From Settler Colony to Global Hegemon: Integrating the Exceptionalist Narrative of the American Experience into World History
Author(s)
Adas, Michael
Abstract
Michael Adas asserts that most of the contributions to the substantial literature and equally substantial controversies over American exceptionalism have been offered by scholars with European orientations or comparativists who include examples from the United States in their studies. The result, he argues, is the neglect of a fundamental paradox that has been in the literature of exceptionalism since the earliest days of North American colonization: on the one hand, the vision of the American nation as a social and political experiment without precedent or parallel in global history, and, on the other hand, the belief that the American experience represents the vanguard of human history and a model for all humankind. Drawing on evidence from the histories of other settler societies and key themes in the history of non-Western peoples and cultures with which the United States has increasingly interacted, Adas analyzes the tensions between exceptionalism and globalism from a new perspective and addresses neglected issues raised by that inquiry.

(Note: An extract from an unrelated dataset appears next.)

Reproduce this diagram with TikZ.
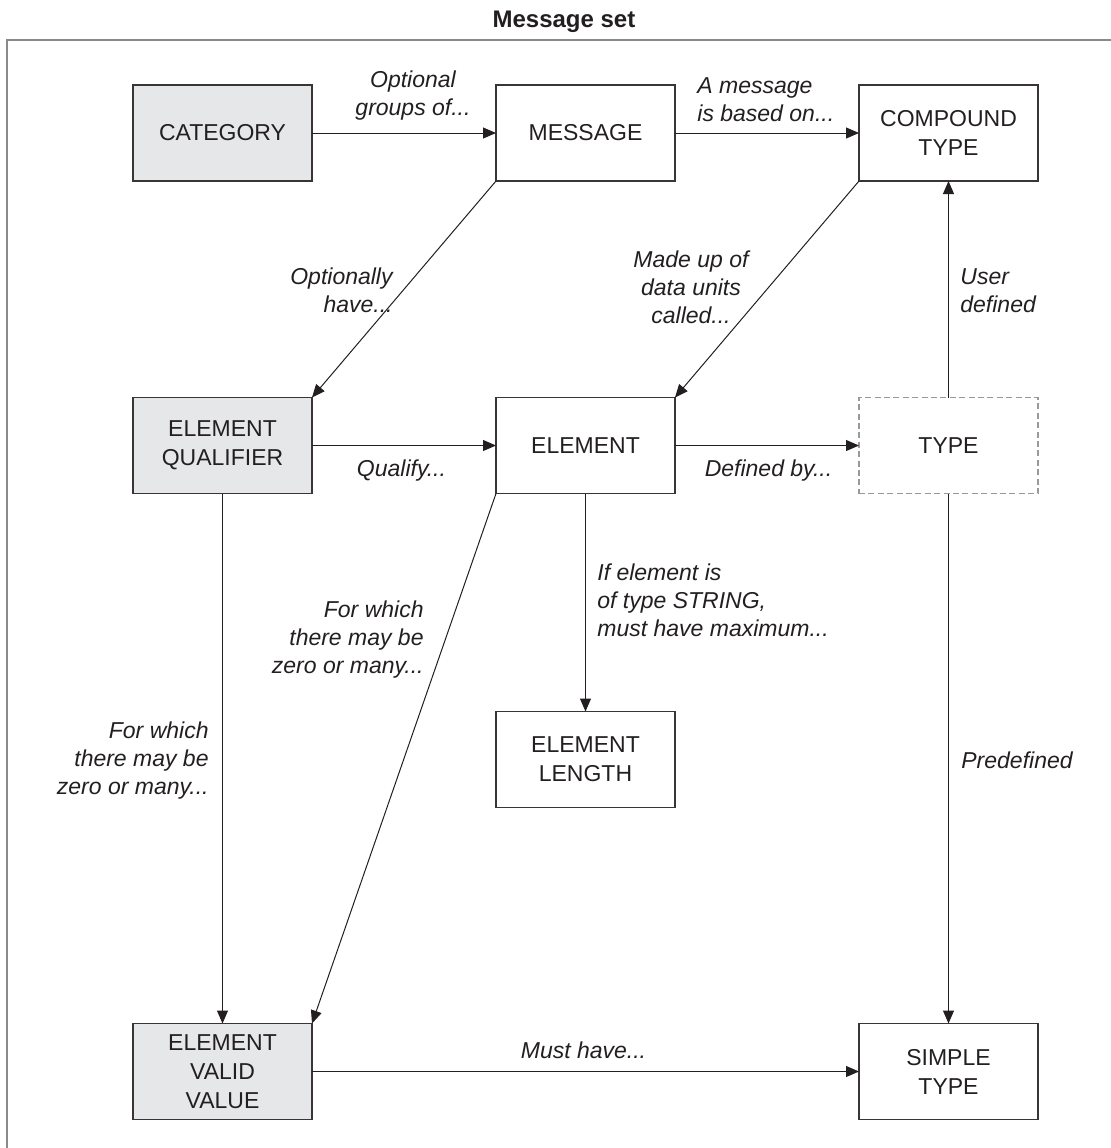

He interrogates claims of American exceptionalism through an assessment of two of the more definitive, even mythic processes in U.S. history: colonial settlement and frontier expansion. In each case, Adas demonstrates that although American experiences reveal differences, they were by no means exceptional when placed in a comparative and global perspective. And he argues that patterns in the United States can be better understood within this larger frame of reference and, conversely, that an American dimension is critical for a full understanding of world history in the early modern and modern eras. Adas’s essay thus compels us to ponder the sources and implications of segregating the United States past from the rest of world history.